The flames snapped and crackled, the dried wood took and the fire roared with gusto, encouraged by the song and fuelled by the sharp sea wind.

I sat back, and allowed myself to become still, aware only of the sounds of the fire, water and wind and the solidity of the rock beneath me.

Down the steps, a small girl, yellow dress flapping about her thin thighs stepped purposefully. She balanced on the rocks as she moved across the beach. From amongst the trees, a taller girl in flapping purple velvet loons, teetered carefully across the uneven rocks, her steps hesitant, shoulders bowed but chin set in determination. With a jolt, I recognised my two selves; the sad and lonely little eight-year old, bewildered and scared and the angry, brittle sixteen-year old, doggedly moving forward despite her terror. Peering round, the little girl caught sight of the other one and began to head in her direction.

From the safety of my ring of rocks, I watched as the two figures met, the smaller one, reaching out to take the hand of the taller one and lead her to safety. Carefully, the small girl guiding the older one, they picked their way across the beach towards the ring of rocks where I sat.

They sat down either side of me. I reached out and took their hands. They reached out to each other to complete the circle. We sat still for a long, long time, no one speaking, no one moving. Between us, the fire danced bravely, consuming and transforming, cleansing and purifying.

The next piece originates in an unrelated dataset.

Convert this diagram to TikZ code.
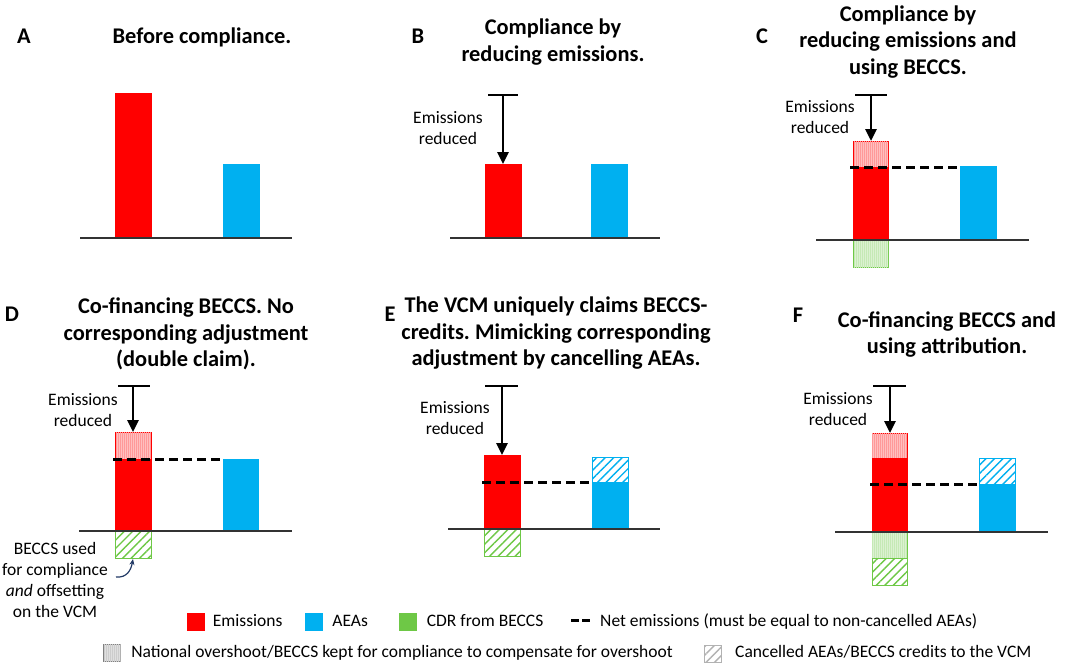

The sun moved and the sea crept closer. Soon it would be in our rock circle. On either side of me, the girls moved nearer and nearer until there bodies merged and melted into mine. Now they lay safe at last. I sat still, breathing, integrating.

Someone was climbing down noisily past me. The pebbles skidded under the heavy forceful footfalls. Back in the present, I shook myself, rubbing my wet eyes. The smoke circled me and I breathed its familiar smell.

The beach was emptying. Time to climb up and out and treck up and down more glens till our day was done. I thanked the spirits of the place and my younger selves for coming here today. Gathering our belongings, we made ready to make the stiff climb up the rock steps to the summit of the cliff once more.